My path to games, and EA, isn’t your typical story, but it was a common dream. When I was in high school, making video games was everyone’s dream job. After spending many years wanting to be a programmer, I realized that I wasn’t a very good one and made the difficult decision to switch my major to Japanese. My parents thought I was nuts, but I told them that I had a plan -- to make games in Japan. After some lucky breaks, and through the help of my mentor (and first boss) Ben Judd, I spent 12 years working in the Japanese games industry with a world-famous team focused on original action games. I was privileged to work with some of my gaming heroes, people who I read about in magazines and dreamed that I would one day work with. Now I am privileged to call them my friends.

Working with the team in Japan was an amazing honor, but I realized that I had spent my entire career in one home, focused on one thing. To truly round out my skillset, I needed to experience a different way of making games, in a different environment. A few years back, University of Central Florida’s Interactive Entertainment Academy invited me to give a lecture to their students. One of those students kept in touch after taking a job at EA Tiburon in Orlando, FL. When I decided that it was time to do something new, a chance Facebook discussion led to some Skype calls and the formal interview/hiring process.

The opportunity to join the Madden Ultimate Team/Competitive Gaming space is a way of branching out and trying new things.

In production, we often talk about an iron triangle that rules all projects – quality, budget, and schedule. The joke is that you can only focus on pick two, and sometimes only one. After years focused on nothing but one of those points, I wanted to experience an environment where I could make games in a way that was focused on two (or maybe even three!) points of the triangle. The opportunity to join the Madden Ultimate Team/Competitive Gaming space is a way of branching out and trying new things. The pressure of knowing that we have millions of fans who buy Madden year-in-year-out, who expect us to be better with every version, every patch, and every piece of content, is exhilarating because I get to help deliver the best Madden to them every single day.

EA has always created experiences that touch a huge variety of players. Games that dads can play with sons, games that moms can pass down to daughters, games that brothers and sisters fight each other for the controller to play. Being a part of that, and being able to help deliver that, was a huge attraction. It also helps that EA takes wonderful care of you, especially during something complicated like an international relocation.
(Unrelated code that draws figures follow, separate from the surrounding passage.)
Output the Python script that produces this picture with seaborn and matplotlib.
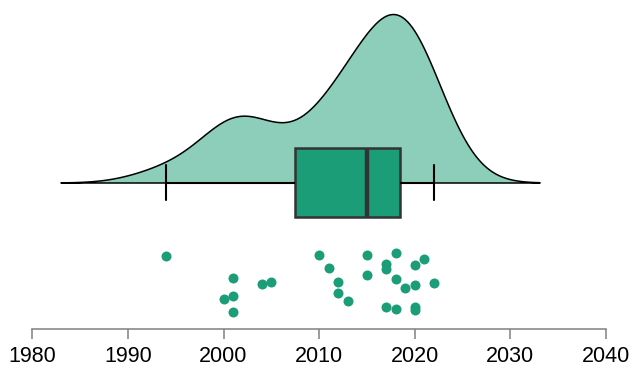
"""
Raincloud-style plot: density, boxplot and jittered points of years.
"""

import numpy as np
import matplotlib
matplotlib.use("Agg")
import matplotlib.pyplot as plt
import seaborn as sns

# Years (one value per point)
years = [1994, 2000, 2001, 2001, 2001, 2004, 2005, 2010, 2011, 2012,
         2012, 2013, 2015, 2015, 2017, 2017, 2017, 2018, 2018, 2018,
         2019, 2020, 2020, 2020, 2020, 2021, 2022]
x_ticks = [1980, 1990, 2000, 2010, 2020, 2030, 2040]

GREEN = "#1B9E77"
W, H = 632, 370

sns.set_style("white")
plt.rcParams["font.family"] = ["Liberation Sans", "DejaVu Sans"]

fig = plt.figure(figsize=(W / 100, H / 100), dpi=100)


def px_axes(top, bottom):
    """Axes spanning the x range of the chart, between two pixel rows."""
    left = 32.3 / W
    width = (606 - 32.3) / W
    return fig.add_axes([left, (H - bottom) / H, width, (bottom - top) / H])


# density (half violin)
ax_kde = px_axes(14, 182.5)
sns.kdeplot(x=years, ax=ax_kde, fill=True, bw_adjust=0.9, cut=3,
            color=GREEN, alpha=0.5, edgecolor="black", linewidth=1.1)
poly = ax_kde.collections[0]
poly.set_clip_on(False)
peak = poly.get_paths()[0].vertices[:, 1].max()
ax_kde.set_ylim(0, peak)

# boxplot
ax_box = px_axes(139.7, 225.5)
sns.boxplot(x=years, ax=ax_box, color=GREEN, saturation=1, width=0.8,
            linecolor="#333333", linewidth=1.8,
            medianprops=dict(linewidth=3.2, color="#333333"),
            whiskerprops=dict(color="black", linewidth=1.5),
            capprops=dict(color="black", linewidth=1.5))
ax_box.set_ylim(0.5, -0.5)

# jittered points
np.random.seed(7)
ax_pts = px_axes(243.25, 329)
sns.stripplot(x=years, ax=ax_pts, jitter=0.4, color=GREEN, size=7.2,
              linewidth=0)
ax_pts.set_ylim(0.606, -0.5)

for ax in (ax_kde, ax_box, ax_pts):
    ax.set_xlim(1980, 2040)
    ax.patch.set_visible(False)
    for side in ("top", "right", "left", "bottom"):
        ax.spines[side].set_visible(False)
    ax.set_yticks([])
    ax.set_xticks([])
    ax.set_xlabel("")
    ax.set_ylabel("")

ax_pts.spines["bottom"].set_visible(True)
ax_pts.spines["bottom"].set_color("#808080")
ax_pts.spines["bottom"].set_linewidth(1.1)
ax_pts.set_xticks(x_ticks)
ax_pts.set_xticklabels([str(t) for t in x_ticks])
ax_pts.tick_params(axis="x", bottom=True, length=7.5, width=1.1,
                   color="#808080", labelsize=15.5, labelcolor="black", pad=5)

plt.savefig("out.png", dpi=100)
plt.close()
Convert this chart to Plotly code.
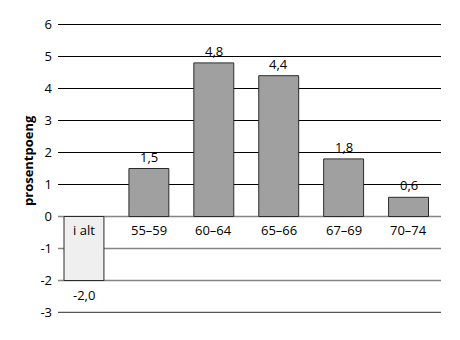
import plotly.graph_objects as go

# Change in percentage points by age group
categories = ["i alt", "55–59", "60–64", "65–66", "67–69", "70–74"]
values = [-2.0, 1.5, 4.8, 4.4, 1.8, 0.6]
y_ticks = [-3, -2, -1, 0, 1, 2, 3, 4, 5, 6]
y_title = "prosentpoeng"

FONT = "Open Sans"
W, H = 460, 340
ML, MR, MT, MB = 58, 19, 24, 27
x_pos = list(range(len(categories)))
fills = ["#efefef" if c == "i alt" else "#a0a0a0" for c in categories]
value_text = [f"{v:.1f}".replace(".", ",") for v in values]

# half-pixel padding so the 1px rules fall on whole pixel rows
pad = 0.5 / 32

fig = go.Figure()
fig.add_trace(go.Bar(
    x=x_pos, y=values, width=0.615,
    marker=dict(color=fills, line=dict(color="#2b2b2b", width=1)),
    hoverinfo="skip",
))

# horizontal reference lines, black above zero and grey at/below it
for t in y_ticks:
    if t > 0:
        col, w = "#000000", 1
    elif t == -3:
        col, w = "#555555", 1.3
    else:
        col, w = "#858585", 1.6
    fig.add_shape(type="line", xref="paper", yref="y", x0=0, x1=1, y0=t, y1=t,
                  line=dict(color=col, width=w), layer="below")

annotations = []
# value labels above positive bars, below negative ones
for x, v, txt in zip(x_pos, values, value_text):
    annotations.append(dict(
        x=x, y=v, xref="x", yref="y", text=txt, showarrow=False,
        yanchor="bottom" if v >= 0 else "top", yshift=1 if v >= 0 else -3,
        font=dict(family=FONT, size=13, color="#000"),
    ))
# category labels just under the zero line
for x, c in zip(x_pos, categories):
    annotations.append(dict(
        x=x, y=0, xref="x", yref="y", text=c, showarrow=False,
        yanchor="top", yshift=-2,
        font=dict(family=FONT, size=13, color="#000"),
    ))
# rotated axis title, positioned in pixels
annotations.append(dict(
    x=(28 - ML) / (W - ML - MR), y=(H - MB - 161) / (H - MT - MB),
    xref="paper", yref="paper", text=f"<b>{y_title}</b>",
    xanchor="center", yanchor="middle",
    showarrow=False, textangle=-90,
    font=dict(family=FONT, size=13, color="#000"),
))

fig.update_layout(
    width=W, height=H,
    margin=dict(l=ML, r=MR, t=MT, b=MB),
    paper_bgcolor="white", plot_bgcolor="white",
    showlegend=False,
    xaxis=dict(range=[-0.4, 5.5], showticklabels=False, showgrid=False,
               zeroline=False, showline=False, ticks=""),
    yaxis=dict(range=[-3 - pad, 6 + pad], tickvals=y_ticks,
               ticktext=[str(t) for t in y_ticks],
               showgrid=False, zeroline=False, showline=False, ticks="",
               ticklabelstandoff=5,
               tickfont=dict(family=FONT, size=13, color="#000")),
    annotations=annotations,
)

fig.write_html("out.html")
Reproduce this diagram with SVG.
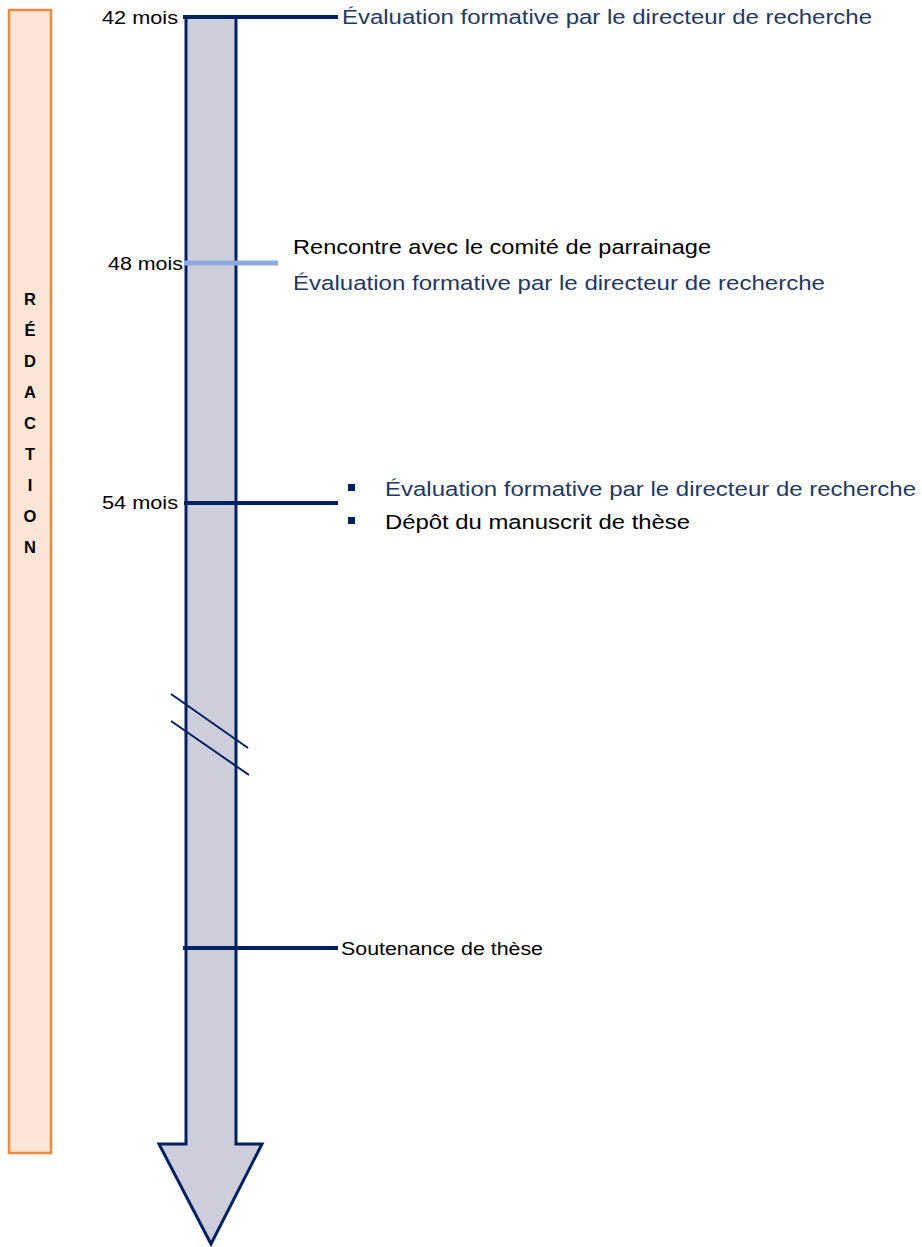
<svg xmlns="http://www.w3.org/2000/svg" width="922" height="1247" viewBox="0 0 922 1247">
<style>
text{font-family:"Liberation Sans",Arial,sans-serif;}
.lbl{font-size:18px;fill:#000;}
.blk{font-size:20.5px;fill:#000;}
.blu{font-size:20.5px;fill:#1F3864;}
.vert{font-size:16.5px;font-weight:bold;fill:#000;text-anchor:middle;}
.tick{stroke:#002060;stroke-width:4;}
.bul{fill:#002060;}
</style>
<rect width="922" height="1247" fill="#fff"/>
<g id="phase">
<rect x="9" y="10" width="42" height="1143" fill="#FBE5D6" stroke="#F08A3C" stroke-width="2.5"/>
<text class="vert" x="30" y="305">R</text>
<text class="vert" x="30" y="336">É</text>
<text class="vert" x="30" y="367">D</text>
<text class="vert" x="30" y="398">A</text>
<text class="vert" x="30" y="429">C</text>
<text class="vert" x="30" y="460">T</text>
<text class="vert" x="30" y="491">I</text>
<text class="vert" x="30" y="522">O</text>
<text class="vert" x="30" y="553">N</text>
</g>
<g id="timeline">
<path d="M186,17 L236,17 L236,1144 L262,1144 L211,1244 L159,1144 L186,1144 Z" fill="#CDCDDC" stroke="#002060" stroke-width="3" stroke-linejoin="miter"/>
</g>
<g id="connectors">
<line class="tick" x1="183" y1="17" x2="338" y2="17"/>
<line x1="184" y1="263" x2="278" y2="263" stroke="#8FAADC" stroke-width="5"/>
<line class="tick" x1="184" y1="503" x2="338" y2="503"/>
<line class="tick" x1="183" y1="948" x2="338" y2="948"/>
<line x1="171" y1="694" x2="248" y2="748" stroke="#002060" stroke-width="2"/>
<line x1="171" y1="721" x2="249" y2="775" stroke="#002060" stroke-width="2"/>
</g>
<g id="m42">
<text class="lbl" x="102" y="24" textLength="76" lengthAdjust="spacingAndGlyphs">42 mois</text>
<text class="blu" x="342" y="24" textLength="530" lengthAdjust="spacingAndGlyphs">Évaluation formative par le directeur de recherche</text>
</g>
<g id="m48">
<text class="lbl" x="108" y="270" textLength="75" lengthAdjust="spacingAndGlyphs">48 mois</text>
<text class="blk" x="293" y="254" textLength="418" lengthAdjust="spacingAndGlyphs">Rencontre avec le comité de parrainage</text>
<text class="blu" x="293" y="290" textLength="532" lengthAdjust="spacingAndGlyphs">Évaluation formative par le directeur de recherche</text>
</g>
<g id="m54">
<text class="lbl" x="102" y="509" textLength="76" lengthAdjust="spacingAndGlyphs">54 mois</text>
<rect class="bul" x="348" y="484" width="7" height="7"/>
<rect class="bul" x="348" y="517" width="7" height="7"/>
<text class="blu" x="385" y="496" textLength="531" lengthAdjust="spacingAndGlyphs">Évaluation formative par le directeur de recherche</text>
<text class="blk" x="385" y="529" textLength="305" lengthAdjust="spacingAndGlyphs">Dépôt du manuscrit de thèse</text>
</g>
<g id="soutenance">
<text class="lbl" x="341" y="955" textLength="202" lengthAdjust="spacingAndGlyphs">Soutenance de thèse</text>
</g>
</svg>
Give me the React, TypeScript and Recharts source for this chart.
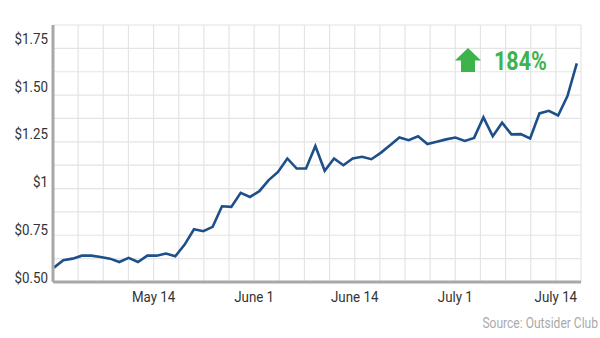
import { CartesianGrid, Line, LineChart, XAxis, YAxis } from "recharts";

// closing prices, one per trading day
const prices = [
  0.577, 0.616, 0.625, 0.641, 0.641, 0.634, 0.625, 0.607, 0.629, 0.607,
  0.641, 0.641, 0.652, 0.638, 0.7, 0.782, 0.772, 0.795, 0.905, 0.902,
  0.977, 0.955, 0.986, 1.045, 1.089, 1.161, 1.107, 1.107, 1.227, 1.095,
  1.161, 1.125, 1.161, 1.17, 1.157, 1.191, 1.232, 1.273, 1.259, 1.28,
  1.238, 1.25, 1.263, 1.273, 1.255, 1.271, 1.381, 1.28, 1.352, 1.29,
  1.291, 1.268, 1.402, 1.416, 1.391, 1.495, 1.67,
];

const dateLabels = ["May 14", "June 1", "June 14", "July 1", "July 14"];
const dateTickSlots = [4, 8, 12, 16, 20];
const gridSlots = [0, 1, 2, 3, 4, 5, 6, 7, 8, 9, 10, 11, 12, 13, 14, 15, 16, 17, 18, 19, 20, 21];

const priceTicks = [0.5, 0.625, 0.75, 0.875, 1, 1.125, 1.25, 1.375, 1.5, 1.625, 1.75, 1.875];
const priceLabels: Record<string, string> = {
  "0.5": "$0.50",
  "0.75": "$0.75",
  "1": "$1",
  "1.25": "$1.25",
  "1.5": "$1.50",
  "1.75": "$1.75",
};

const gain = "184%";
const source = "Source: Outsider Club";

const data = prices.map((price, i) => ({ i, price }));

const font = "Roboto, 'Noto Sans', sans-serif";

function PriceTick({ x, y, payload }: { x: number; y: number; payload: { value: number } }) {
  const label = priceLabels[String(payload.value)];
  if (!label) return null;
  const shift = -5 - (payload.value - 0.5) * 4;
  return (
    <g transform={`translate(${x},${y + shift})`}>
      <text transform="scale(0.86,1)" textAnchor="end" dy="0.36em" fontSize={15.5} fill="#333" fontFamily={font}>
        {label}
      </text>
    </g>
  );
}

function DateTick({ x, y, payload }: { x: number; y: number; payload: { value: number } }) {
  const idx = dateTickSlots.indexOf(payload.value);
  if (idx < 0) return null;
  return (
    <g transform={`translate(${x},${y + 12})`}>
      <text transform="scale(0.86,1)" textAnchor="middle" dy="0.36em" fontSize={15.5} fill="#333" fontFamily={font}>
        {dateLabels[idx]}
      </text>
    </g>
  );
}

export default function App() {
  return (
    <div style={{ position: "relative", width: 600, height: 338, background: "#fff" }}>
      <style>{"body{margin:0}"}</style>
      <LineChart width={600} height={338} data={data} margin={{ top: 25, right: 19, bottom: 26, left: 0 }}>
        <CartesianGrid xAxisId="grid" stroke="#e4e4e4" strokeWidth={1.2} />
        <XAxis
          xAxisId="grid"
          dataKey="slot"
          type="number"
          domain={[0, 21]}
          ticks={gridSlots}
          allowDataOverflow
          height={30}
          axisLine={{ stroke: "#a8a8a8", strokeWidth: 3 }}
          tickLine={false}
          tickSize={0}
          tick={DateTick}
          interval={0}
        />
        <XAxis xAxisId="pts" dataKey="i" type="number" domain={[-0.1, 56.45]} hide allowDataOverflow />
        <YAxis
          type="number"
          domain={[0.5, 1.875]}
          ticks={priceTicks}
          width={53}
          axisLine={{ stroke: "#a8a8a8", strokeWidth: 3 }}
          tickLine={false}
          tickSize={0}
          tickMargin={5}
          tick={PriceTick}
          interval={0}
          allowDataOverflow
        />
        <Line
          xAxisId="pts"
          type="linear"
          dataKey="price"
          stroke="#1d4f88"
          strokeWidth={2.6}
          dot={false}
          isAnimationActive={false}
        />
      </LineChart>
      <svg width={600} height={338} style={{ position: "absolute", left: 0, top: 0, pointerEvents: "none" }}>
        <path d="M455,60.5 L468,48 L481,60.5 L475,60.5 L475,72 L461,72 L461,60.5 Z" fill="#3db44b" />
        <g transform="translate(494,69.5)">
          <text transform="scale(0.86,1)" fontSize={25} fontWeight={700} fill="#3db44b" fontFamily={font}>
            {gain}
          </text>
        </g>
        <g transform="translate(598,328)">
          <text transform="scale(0.86,1)" textAnchor="end" fontSize={14} fill="#aaa" fontFamily={font}>
            {source}
          </text>
        </g>
      </svg>
    </div>
  );
}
For those of you wanting to break into games, some words of advice: While a few of those high school dreamers work in games now, many were unable to pursue that career. When I think about what set some of them apart – it was drive. Simply put, no one owes you anything, and for everything you think you are good at, there are 10 people who are better. The people who break into the industry and really succeed are the people who will never accept that there are 10 people better, but also realize that no one will believe you when you say you are one of the 10. You have to prove it. When I changed my major from Engineering to Japanese, it was to work in games in Japan, and I told lots of people who didn’t believe in me. One professor even told me that I would “end up in the English teaching ghetto.” Thrive on proving it.

I can’t wait to prove myself here at EA Tiburon. Every. Single. Day.